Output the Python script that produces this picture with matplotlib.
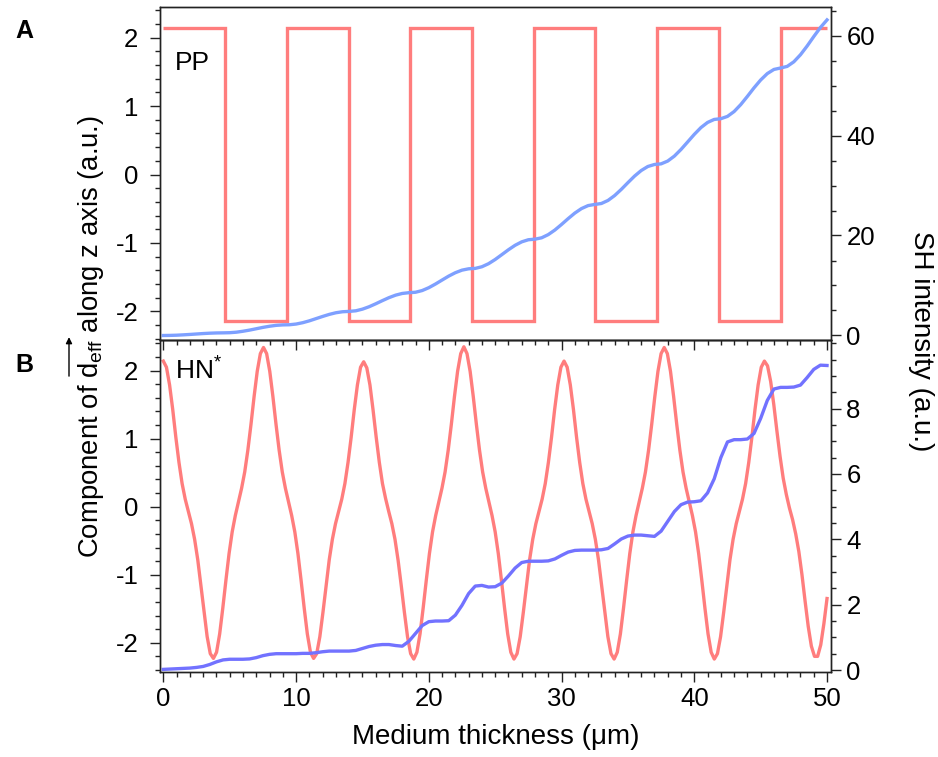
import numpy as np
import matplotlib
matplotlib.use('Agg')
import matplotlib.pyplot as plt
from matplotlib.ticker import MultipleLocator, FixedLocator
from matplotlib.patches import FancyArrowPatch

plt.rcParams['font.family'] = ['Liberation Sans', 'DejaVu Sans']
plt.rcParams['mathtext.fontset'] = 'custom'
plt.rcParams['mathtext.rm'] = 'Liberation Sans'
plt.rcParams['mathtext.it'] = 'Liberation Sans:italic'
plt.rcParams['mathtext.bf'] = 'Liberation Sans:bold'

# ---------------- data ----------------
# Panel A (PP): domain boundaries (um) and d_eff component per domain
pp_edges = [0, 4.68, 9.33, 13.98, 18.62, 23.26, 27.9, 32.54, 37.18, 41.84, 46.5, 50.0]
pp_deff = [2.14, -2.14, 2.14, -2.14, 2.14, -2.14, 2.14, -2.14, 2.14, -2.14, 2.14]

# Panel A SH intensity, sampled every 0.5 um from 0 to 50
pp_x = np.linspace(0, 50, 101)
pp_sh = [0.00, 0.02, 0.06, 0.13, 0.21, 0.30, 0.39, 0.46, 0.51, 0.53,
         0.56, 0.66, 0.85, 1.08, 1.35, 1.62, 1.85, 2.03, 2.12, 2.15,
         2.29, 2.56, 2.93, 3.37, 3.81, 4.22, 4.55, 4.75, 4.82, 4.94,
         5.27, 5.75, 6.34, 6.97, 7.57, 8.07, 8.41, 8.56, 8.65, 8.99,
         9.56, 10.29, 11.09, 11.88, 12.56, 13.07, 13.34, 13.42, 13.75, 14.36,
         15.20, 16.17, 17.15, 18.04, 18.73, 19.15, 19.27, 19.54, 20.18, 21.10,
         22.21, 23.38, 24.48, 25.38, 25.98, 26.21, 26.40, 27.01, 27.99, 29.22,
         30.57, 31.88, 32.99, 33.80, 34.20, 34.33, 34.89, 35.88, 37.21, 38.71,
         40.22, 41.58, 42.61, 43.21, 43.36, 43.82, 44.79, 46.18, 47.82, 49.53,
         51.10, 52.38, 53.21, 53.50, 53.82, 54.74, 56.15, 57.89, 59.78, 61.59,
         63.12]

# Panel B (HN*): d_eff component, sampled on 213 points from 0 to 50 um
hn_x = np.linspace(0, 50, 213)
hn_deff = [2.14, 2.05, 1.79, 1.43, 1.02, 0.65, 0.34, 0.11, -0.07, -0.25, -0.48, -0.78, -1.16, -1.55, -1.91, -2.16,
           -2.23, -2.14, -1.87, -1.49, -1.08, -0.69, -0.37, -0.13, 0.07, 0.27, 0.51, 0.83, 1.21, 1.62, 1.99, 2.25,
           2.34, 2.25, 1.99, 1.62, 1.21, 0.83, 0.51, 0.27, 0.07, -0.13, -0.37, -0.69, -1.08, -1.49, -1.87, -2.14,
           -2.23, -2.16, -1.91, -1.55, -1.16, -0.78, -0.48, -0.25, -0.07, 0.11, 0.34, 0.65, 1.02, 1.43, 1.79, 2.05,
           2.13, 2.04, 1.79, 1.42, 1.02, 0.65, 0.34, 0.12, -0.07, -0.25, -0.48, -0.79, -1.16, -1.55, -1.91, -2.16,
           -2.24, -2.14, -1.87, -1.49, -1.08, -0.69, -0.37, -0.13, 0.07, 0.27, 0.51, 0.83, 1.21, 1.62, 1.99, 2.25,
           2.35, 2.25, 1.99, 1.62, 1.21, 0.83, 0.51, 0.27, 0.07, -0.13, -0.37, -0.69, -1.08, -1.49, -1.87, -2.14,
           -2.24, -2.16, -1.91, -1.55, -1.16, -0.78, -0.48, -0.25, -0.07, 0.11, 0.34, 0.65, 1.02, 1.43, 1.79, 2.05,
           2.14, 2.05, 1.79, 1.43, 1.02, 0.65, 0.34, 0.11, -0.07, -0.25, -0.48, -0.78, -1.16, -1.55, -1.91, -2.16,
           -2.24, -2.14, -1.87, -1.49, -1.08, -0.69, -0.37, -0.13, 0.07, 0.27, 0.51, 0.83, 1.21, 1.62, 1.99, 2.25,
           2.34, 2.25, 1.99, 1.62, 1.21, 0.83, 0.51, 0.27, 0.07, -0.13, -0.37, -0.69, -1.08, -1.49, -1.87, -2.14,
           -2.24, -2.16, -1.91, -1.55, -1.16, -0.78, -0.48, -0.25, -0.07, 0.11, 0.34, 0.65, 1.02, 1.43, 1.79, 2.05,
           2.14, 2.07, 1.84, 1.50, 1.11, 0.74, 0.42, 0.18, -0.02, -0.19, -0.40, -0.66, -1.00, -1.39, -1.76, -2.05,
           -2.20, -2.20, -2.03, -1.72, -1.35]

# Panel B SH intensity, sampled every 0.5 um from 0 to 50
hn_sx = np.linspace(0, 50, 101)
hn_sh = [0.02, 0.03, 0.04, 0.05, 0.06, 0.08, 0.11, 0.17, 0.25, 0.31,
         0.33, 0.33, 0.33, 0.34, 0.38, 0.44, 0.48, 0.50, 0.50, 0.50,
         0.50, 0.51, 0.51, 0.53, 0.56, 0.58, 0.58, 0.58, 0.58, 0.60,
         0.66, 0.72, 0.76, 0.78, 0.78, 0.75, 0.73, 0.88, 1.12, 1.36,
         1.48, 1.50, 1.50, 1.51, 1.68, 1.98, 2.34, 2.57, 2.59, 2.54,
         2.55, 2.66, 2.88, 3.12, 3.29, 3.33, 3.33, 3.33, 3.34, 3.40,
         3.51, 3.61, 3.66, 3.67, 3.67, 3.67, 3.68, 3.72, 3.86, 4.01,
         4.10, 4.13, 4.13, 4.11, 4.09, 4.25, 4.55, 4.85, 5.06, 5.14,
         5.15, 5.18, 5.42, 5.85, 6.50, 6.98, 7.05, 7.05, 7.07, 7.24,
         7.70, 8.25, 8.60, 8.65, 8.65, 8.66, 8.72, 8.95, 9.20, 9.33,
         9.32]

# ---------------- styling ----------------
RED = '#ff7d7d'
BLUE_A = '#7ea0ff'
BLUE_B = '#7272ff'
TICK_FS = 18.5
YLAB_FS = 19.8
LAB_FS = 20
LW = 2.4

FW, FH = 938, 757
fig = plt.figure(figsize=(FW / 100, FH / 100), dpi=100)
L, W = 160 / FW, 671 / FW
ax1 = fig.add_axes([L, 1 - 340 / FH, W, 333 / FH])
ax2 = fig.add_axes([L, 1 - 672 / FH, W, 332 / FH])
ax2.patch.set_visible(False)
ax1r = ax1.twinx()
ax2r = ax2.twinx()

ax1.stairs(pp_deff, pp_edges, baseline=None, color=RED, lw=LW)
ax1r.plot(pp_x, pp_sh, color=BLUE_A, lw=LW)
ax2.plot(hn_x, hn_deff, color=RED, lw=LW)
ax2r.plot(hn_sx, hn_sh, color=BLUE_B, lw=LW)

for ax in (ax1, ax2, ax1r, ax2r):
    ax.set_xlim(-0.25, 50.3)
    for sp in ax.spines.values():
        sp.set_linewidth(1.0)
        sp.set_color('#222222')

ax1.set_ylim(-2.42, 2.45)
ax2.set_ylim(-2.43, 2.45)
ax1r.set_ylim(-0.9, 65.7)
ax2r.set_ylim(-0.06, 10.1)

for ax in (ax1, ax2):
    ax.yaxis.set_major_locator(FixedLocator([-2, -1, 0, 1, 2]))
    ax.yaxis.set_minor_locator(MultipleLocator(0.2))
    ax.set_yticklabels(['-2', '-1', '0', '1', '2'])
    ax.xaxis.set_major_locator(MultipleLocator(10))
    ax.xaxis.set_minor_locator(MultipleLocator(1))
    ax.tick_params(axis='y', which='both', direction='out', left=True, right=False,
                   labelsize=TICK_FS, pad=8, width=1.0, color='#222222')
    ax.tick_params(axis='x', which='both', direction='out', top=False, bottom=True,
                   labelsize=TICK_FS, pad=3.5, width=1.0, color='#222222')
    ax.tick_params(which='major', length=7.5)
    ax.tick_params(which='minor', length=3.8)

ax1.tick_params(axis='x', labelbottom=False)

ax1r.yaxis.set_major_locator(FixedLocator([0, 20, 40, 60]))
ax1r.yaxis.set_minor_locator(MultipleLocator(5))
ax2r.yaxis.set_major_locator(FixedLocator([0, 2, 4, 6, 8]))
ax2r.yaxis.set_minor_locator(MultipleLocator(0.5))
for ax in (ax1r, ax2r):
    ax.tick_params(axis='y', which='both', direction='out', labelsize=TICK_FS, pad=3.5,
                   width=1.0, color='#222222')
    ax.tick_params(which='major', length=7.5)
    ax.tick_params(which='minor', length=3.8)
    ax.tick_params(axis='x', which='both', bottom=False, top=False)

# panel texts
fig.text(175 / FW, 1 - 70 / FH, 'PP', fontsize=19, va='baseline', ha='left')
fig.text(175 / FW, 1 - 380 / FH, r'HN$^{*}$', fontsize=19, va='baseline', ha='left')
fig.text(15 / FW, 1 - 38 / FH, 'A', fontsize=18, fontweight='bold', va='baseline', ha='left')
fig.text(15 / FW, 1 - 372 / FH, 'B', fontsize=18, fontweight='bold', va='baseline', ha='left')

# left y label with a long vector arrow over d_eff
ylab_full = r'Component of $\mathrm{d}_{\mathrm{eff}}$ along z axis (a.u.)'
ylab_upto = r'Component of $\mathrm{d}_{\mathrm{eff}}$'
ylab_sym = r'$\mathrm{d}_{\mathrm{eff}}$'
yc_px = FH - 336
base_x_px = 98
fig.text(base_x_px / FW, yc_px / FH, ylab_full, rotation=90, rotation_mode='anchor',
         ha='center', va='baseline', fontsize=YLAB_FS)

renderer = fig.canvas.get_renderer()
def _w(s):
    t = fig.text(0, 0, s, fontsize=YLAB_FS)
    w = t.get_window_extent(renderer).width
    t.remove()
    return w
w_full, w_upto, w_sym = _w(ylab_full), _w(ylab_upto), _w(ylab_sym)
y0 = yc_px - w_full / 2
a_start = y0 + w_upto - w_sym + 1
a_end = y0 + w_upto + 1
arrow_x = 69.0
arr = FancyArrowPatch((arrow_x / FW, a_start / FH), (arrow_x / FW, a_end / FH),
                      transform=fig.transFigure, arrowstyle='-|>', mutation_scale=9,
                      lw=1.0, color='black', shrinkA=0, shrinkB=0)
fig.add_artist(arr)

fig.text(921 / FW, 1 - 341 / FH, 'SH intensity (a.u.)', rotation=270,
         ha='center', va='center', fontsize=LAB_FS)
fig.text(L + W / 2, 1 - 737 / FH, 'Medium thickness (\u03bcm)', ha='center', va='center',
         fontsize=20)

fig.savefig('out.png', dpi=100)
================
Repeat the listing above up to and including the line with "2.14, -2.14, 2.14]", starting from its first line. Drop any pictures.

» **Exercise result**
Output the Python script that produces this picture with matplotlib.
import numpy as np
import matplotlib
matplotlib.use('Agg')
import matplotlib.pyplot as plt
from matplotlib.ticker import MultipleLocator, FixedLocator
from matplotlib.patches import FancyArrowPatch

plt.rcParams['font.family'] = ['Liberation Sans', 'DejaVu Sans']
plt.rcParams['mathtext.fontset'] = 'custom'
plt.rcParams['mathtext.rm'] = 'Liberation Sans'
plt.rcParams['mathtext.it'] = 'Liberation Sans:italic'
plt.rcParams['mathtext.bf'] = 'Liberation Sans:bold'

# ---------------- data ----------------
# Panel A (PP): domain boundaries (um) and d_eff component per domain
pp_edges = [0, 4.68, 9.33, 13.98, 18.62, 23.26, 27.9, 32.54, 37.18, 41.84, 46.5, 50.0]
pp_deff = [2.14, -2.14, 2.14, -2.14, 2.14, -2.14, 2.14, -2.14, 2.14, -2.14, 2.14]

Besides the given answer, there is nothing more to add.